Würde nun unbemerkt ein Unbefugter über den Zaun hüpfen, hat der Dienstleister dennoch seine Leistungen erbracht, wenn er die Ausweise tatsächlich kontrolliert hat.

Ein anderes Beispiel:

Wenn die Vorgabe lautet, Taschen zu kontrollieren und es stellt sich heraus, dass ein Besucher in seinem Rucksack eine Waffe hineingeschmuggelt hat, wird man prüfen müssen, ob die Kontrollen grundsätzlich geeignet und ausreichend waren: Denn auch bei ordentlichen Kontrollen kann es passieren, dass etwas übersehen wird.

Ein weiteres Beispiel:

Der Veranstalter gibt die Art und Weise von Kontrollen vor, verweigert seinem Dienstleister aber, die dafür ausreichende Anzahl von Sicherheitsmitarbeitern aufstellen zu dürfen. Gibt der Dienstleister nun trotz zu geringer Besetzung sein Bestes und wird dann aber der Auftrag nicht vollständig erfüllt, haftet der Dienstleister dafür nicht (jedenfalls solange er seinen Kunden nachdrücklich darüber aufgeklärt hat, dass er mehr Personal benötigen würde).

Auswirkungen:

Bei einem Werkvertrag wäre die Gewährleistung feingranular: D.h. es könnten auch kleinere Mängel zu einer Minderung der Vergütung oder zu einem Schadenersatz führen. Bei einem Dienstvertrag hingegen gibt es quasi nur schwarz oder weiß. Und dann geht es auch nicht um Minderung, sondern um die Frage, wird die Vergütung bezahlt (weil Leistung erbracht, wenn auch nicht perfekt), oder nicht bezahlt (weil Leistung letztlich nicht erbracht wurde).

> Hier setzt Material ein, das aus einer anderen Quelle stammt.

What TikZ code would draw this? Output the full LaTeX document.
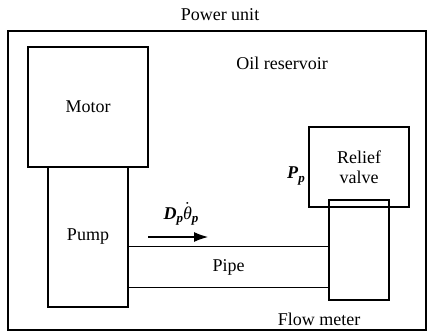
\documentclass[tikz,border=0pt]{standalone}
\usepackage{amsmath}
\usepackage{amssymb}
\usepackage{fontspec}
\setmainfont{Liberation Serif}
\usetikzlibrary{arrows.meta}
\newcommand{\bisub}[2]{\textbf{\textit{#1}}\raisebox{-0.4ex}{\fontsize{6.5}{7}\selectfont\bfseries\itshape #2}}

\begin{document}
\begin{tikzpicture}[x=0.5pt,y=-0.5pt,font=\fontsize{9}{10}\selectfont,
  unit/.style={draw,line width=0.55pt,outer sep=0pt,inner sep=0pt,align=center},
  tag/.style={inner sep=1pt}]
\useasboundingbox (0,0) rectangle (427,332);
% reservoir and blocks
\node[unit,line width=0.7pt,minimum width=209pt,minimum height=149.5pt] (tank) at (217,180.5) {};
\node[unit,minimum width=60pt,minimum height=60pt] (motor) at (88,107) {Motor};
\node[unit,minimum width=40pt,minimum height=70pt] (pump) at (88,237) {\raisebox{-2.5pt}{Pump}};
\node[unit,minimum width=50pt,minimum height=40pt] (valve) at (359,167) {Relief\\valve};
\node[unit,minimum width=30pt,minimum height=50pt] (meter) at (359,250) {};
\node[inner sep=0pt,minimum width=100.5pt,minimum height=20pt] (pipe) at (228.5,267) {Pipe};
\draw[line width=0.55pt] (pipe.north west) -- (pipe.north east);
\draw[line width=0.55pt] (pipe.south west) -- (pipe.south east);
% flow arrow
\coordinate (fstart) at (148,237);
\coordinate (fend) at (208,237);
\draw[line width=0.55pt,-{Latex[length=7pt,width=5pt]}] (fstart) -- (fend);
% labels
\node[tag] (power) at (220,15) {Power unit};
\node[tag] (oil) at (282,63) {Oil reservoir};
\node[tag] (flowlbl) at (319,319) {Flow meter};
\node[tag] (press) at (296,176) {\bisub{P}{p}};
\node[tag] (qflow) at (181,214) {\bisub{D}{p}$\dot{\text{\itshape θ}}$\raisebox{-0.4ex}{\fontsize{6.5}{7}\selectfont\bfseries\itshape p}};
\end{tikzpicture}
\end{document}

Daneben kann es einen Schadenersatzanspruch geben bei einer fahrlässigen oder schuldhaften Pflichtverletzung: Ein solcher Anspruch aber hilft natürlich nur, wenn es tatsächlich einen Schaden gegeben hat. Ist der Dienstvertrag aber bspw. „gerade so“ erfüllt, aber kein Schaden entstanden, muss der Auftraggeber die volle vereinbarte Vergütung bezahlen.

Ob nun der Sicherheitsdienstleister im eingangs beschriebenen Vorfall in München haftet, sollte der ggf. juristischen Aufarbeitung der Details vorbehalten bleiben, die wir nicht kennen. Aber ich hoffe, anhand der Beispiele die Methodik erklärt zu haben.